Exercise goal >> Your job is to return the lines between the line holding "Generate a web" and the line holding "145.1, 141.0, 140.0];", inclusive, exactly and with no pictures.

%%

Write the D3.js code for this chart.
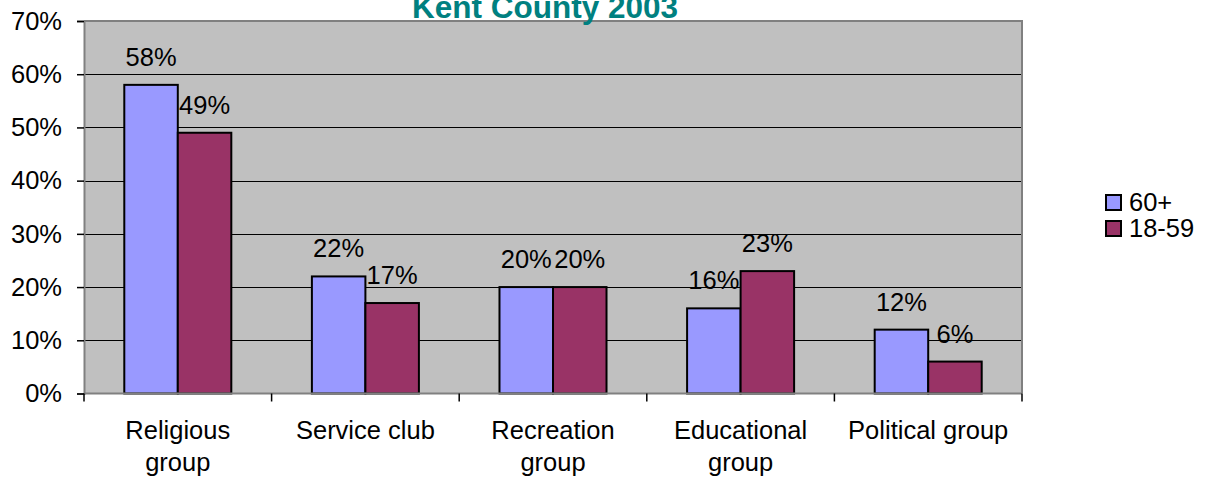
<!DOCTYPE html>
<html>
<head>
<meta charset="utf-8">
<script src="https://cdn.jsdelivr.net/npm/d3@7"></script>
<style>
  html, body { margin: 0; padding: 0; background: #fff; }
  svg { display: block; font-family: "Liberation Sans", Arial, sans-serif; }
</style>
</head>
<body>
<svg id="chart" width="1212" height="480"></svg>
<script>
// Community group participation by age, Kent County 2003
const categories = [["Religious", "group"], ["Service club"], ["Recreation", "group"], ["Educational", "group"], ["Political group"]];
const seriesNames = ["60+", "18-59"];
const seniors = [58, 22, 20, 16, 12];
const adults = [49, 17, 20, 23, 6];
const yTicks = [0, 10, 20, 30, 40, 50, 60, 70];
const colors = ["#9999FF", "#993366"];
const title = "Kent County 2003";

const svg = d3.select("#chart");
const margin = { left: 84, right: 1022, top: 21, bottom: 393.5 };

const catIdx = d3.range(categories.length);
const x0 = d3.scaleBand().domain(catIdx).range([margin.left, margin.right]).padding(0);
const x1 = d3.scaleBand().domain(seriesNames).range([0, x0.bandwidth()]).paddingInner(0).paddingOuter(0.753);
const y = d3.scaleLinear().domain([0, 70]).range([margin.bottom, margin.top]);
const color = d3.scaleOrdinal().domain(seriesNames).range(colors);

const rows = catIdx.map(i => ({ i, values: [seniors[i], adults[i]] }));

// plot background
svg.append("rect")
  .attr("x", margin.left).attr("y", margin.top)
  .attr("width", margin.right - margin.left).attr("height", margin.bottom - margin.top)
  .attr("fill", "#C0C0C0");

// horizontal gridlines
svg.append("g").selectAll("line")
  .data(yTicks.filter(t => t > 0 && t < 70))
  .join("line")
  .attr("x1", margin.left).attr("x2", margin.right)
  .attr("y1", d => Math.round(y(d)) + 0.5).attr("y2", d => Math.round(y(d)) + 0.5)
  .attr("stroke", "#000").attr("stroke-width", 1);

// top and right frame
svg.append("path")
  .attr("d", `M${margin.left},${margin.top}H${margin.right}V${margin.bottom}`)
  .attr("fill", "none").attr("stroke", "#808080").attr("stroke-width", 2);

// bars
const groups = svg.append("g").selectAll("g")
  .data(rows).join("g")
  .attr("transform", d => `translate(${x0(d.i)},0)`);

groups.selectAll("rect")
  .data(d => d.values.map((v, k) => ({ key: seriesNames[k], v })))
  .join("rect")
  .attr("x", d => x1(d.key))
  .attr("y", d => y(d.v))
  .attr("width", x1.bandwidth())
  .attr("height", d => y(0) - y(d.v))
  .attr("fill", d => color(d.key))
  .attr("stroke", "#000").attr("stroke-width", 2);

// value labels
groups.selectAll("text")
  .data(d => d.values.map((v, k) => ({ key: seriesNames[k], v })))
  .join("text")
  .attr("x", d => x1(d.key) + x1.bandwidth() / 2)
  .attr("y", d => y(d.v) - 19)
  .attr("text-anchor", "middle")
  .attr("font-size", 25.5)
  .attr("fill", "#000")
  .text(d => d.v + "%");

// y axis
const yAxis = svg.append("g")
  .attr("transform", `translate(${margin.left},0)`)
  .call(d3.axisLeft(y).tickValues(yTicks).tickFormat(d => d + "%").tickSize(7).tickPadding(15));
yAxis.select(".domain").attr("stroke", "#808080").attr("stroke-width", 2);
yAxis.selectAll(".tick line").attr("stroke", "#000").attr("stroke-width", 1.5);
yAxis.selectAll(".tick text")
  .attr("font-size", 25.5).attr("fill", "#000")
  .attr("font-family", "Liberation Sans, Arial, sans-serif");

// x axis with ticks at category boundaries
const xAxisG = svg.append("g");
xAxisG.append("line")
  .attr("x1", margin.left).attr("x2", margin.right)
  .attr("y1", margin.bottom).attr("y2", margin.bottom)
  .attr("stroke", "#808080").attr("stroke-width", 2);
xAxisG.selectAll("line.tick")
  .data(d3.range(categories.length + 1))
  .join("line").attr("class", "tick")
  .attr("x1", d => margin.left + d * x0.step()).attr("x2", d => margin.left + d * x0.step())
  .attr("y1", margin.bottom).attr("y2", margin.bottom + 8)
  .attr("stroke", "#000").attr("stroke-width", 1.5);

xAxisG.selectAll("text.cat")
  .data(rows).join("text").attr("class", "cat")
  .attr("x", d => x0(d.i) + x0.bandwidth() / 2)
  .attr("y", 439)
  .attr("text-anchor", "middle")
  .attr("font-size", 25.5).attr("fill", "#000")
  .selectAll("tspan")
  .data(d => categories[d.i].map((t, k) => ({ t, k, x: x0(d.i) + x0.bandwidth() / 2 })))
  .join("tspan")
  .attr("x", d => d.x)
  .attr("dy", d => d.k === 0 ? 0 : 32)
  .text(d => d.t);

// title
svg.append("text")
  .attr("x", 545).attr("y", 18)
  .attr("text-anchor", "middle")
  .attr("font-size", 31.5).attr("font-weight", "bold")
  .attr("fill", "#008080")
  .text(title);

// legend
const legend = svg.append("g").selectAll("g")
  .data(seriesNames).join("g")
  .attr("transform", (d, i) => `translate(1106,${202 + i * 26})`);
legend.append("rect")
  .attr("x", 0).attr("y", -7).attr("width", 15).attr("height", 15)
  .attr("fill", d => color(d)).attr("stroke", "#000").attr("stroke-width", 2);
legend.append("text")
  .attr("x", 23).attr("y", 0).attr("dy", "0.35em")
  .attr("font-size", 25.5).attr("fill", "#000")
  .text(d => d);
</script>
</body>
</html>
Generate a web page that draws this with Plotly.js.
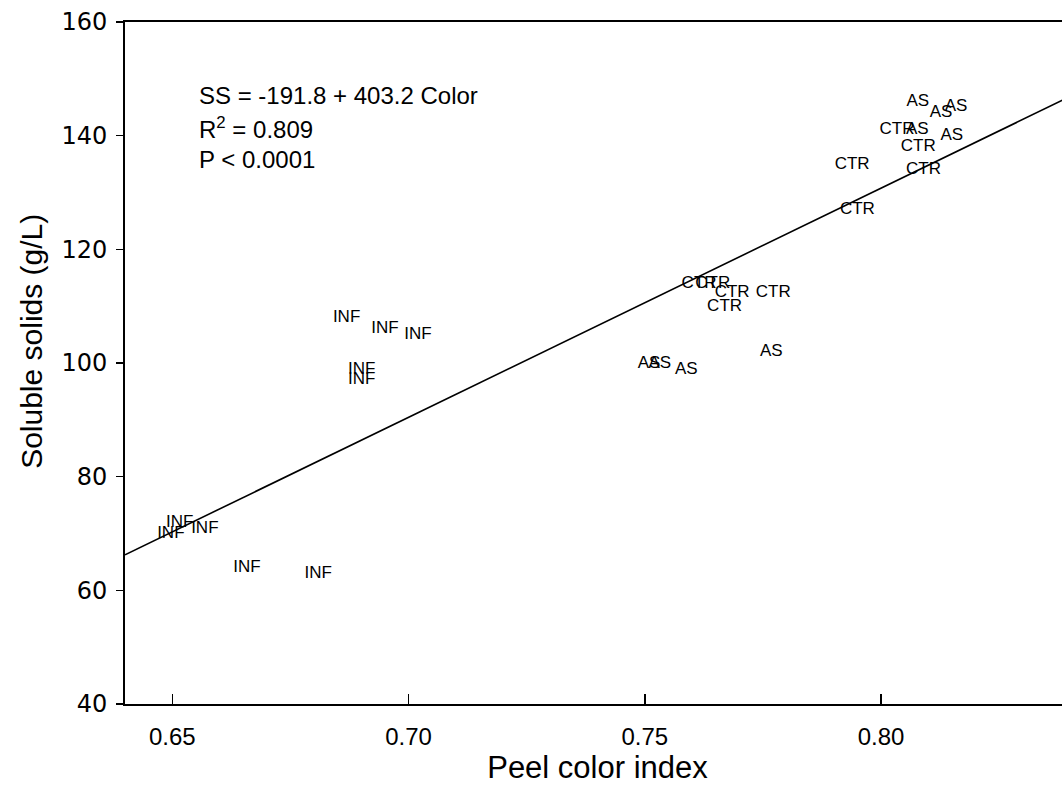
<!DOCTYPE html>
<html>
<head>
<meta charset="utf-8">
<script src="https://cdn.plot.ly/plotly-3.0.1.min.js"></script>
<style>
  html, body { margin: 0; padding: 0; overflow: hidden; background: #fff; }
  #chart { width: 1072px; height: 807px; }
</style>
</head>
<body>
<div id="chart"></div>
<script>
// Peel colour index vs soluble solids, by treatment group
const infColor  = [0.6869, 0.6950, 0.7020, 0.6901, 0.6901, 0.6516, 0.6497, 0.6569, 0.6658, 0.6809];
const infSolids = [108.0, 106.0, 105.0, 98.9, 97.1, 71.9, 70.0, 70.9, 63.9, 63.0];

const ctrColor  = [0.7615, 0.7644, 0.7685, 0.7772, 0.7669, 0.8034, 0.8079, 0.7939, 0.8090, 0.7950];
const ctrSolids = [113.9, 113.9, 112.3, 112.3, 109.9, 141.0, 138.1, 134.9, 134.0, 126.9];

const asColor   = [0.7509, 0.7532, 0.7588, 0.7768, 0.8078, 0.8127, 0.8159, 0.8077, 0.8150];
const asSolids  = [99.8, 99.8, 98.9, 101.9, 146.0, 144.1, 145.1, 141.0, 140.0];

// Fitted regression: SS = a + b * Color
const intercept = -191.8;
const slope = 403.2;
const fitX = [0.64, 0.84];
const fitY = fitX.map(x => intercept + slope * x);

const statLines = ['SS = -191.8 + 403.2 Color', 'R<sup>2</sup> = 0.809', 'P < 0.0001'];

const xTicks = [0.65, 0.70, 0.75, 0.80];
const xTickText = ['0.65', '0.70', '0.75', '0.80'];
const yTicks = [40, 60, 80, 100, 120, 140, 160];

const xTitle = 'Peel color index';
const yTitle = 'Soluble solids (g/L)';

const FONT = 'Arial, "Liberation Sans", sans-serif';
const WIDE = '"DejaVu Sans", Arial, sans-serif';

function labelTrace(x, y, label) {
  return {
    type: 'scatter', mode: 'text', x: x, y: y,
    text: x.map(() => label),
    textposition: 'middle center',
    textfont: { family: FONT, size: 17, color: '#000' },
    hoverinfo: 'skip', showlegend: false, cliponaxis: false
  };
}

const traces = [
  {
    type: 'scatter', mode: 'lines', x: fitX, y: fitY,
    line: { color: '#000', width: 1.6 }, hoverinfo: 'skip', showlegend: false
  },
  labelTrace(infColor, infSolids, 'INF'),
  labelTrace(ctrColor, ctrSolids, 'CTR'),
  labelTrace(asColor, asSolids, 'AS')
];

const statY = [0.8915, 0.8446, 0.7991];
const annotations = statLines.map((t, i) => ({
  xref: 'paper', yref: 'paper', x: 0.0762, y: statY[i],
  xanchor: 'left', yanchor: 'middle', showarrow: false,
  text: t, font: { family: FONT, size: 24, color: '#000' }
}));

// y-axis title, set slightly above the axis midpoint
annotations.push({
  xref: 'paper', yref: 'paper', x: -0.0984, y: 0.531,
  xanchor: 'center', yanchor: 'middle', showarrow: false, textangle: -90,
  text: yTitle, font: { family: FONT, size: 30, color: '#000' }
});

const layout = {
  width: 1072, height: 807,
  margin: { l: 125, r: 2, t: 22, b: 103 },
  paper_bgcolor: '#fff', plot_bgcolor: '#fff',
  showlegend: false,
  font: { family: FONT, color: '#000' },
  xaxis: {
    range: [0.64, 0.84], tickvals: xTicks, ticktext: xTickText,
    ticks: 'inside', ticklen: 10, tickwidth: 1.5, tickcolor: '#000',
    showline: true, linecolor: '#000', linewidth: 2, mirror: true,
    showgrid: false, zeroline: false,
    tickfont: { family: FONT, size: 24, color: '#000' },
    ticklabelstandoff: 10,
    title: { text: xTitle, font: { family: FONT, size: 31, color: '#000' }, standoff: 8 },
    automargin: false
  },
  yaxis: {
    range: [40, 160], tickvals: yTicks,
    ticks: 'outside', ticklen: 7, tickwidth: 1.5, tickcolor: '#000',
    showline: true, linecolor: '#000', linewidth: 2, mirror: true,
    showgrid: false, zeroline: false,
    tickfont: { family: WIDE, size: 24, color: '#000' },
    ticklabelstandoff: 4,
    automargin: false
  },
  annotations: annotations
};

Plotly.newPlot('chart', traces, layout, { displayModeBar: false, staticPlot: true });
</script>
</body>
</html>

%%

Output for this exercise >>
Generate a web page that draws this with Plotly.js.
<!DOCTYPE html>
<html>
<head>
<meta charset="utf-8">
<script src="https://cdn.plot.ly/plotly-3.0.1.min.js"></script>
<style>
  html, body { margin: 0; padding: 0; overflow: hidden; background: #fff; }
  #chart { width: 1072px; height: 807px; }
</style>
</head>
<body>
<div id="chart"></div>
<script>
// Peel colour index vs soluble solids, by treatment group
const infColor  = [0.6869, 0.6950, 0.7020, 0.6901, 0.6901, 0.6516, 0.6497, 0.6569, 0.6658, 0.6809];
const infSolids = [108.0, 106.0, 105.0, 98.9, 97.1, 71.9, 70.0, 70.9, 63.9, 63.0];

const ctrColor  = [0.7615, 0.7644, 0.7685, 0.7772, 0.7669, 0.8034, 0.8079, 0.7939, 0.8090, 0.7950];
const ctrSolids = [113.9, 113.9, 112.3, 112.3, 109.9, 141.0, 138.1, 134.9, 134.0, 126.9];

const asColor   = [0.7509, 0.7532, 0.7588, 0.7768, 0.8078, 0.8127, 0.8159, 0.8077, 0.8150];
const asSolids  = [99.8, 99.8, 98.9, 101.9, 146.0, 144.1, 145.1, 141.0, 140.0];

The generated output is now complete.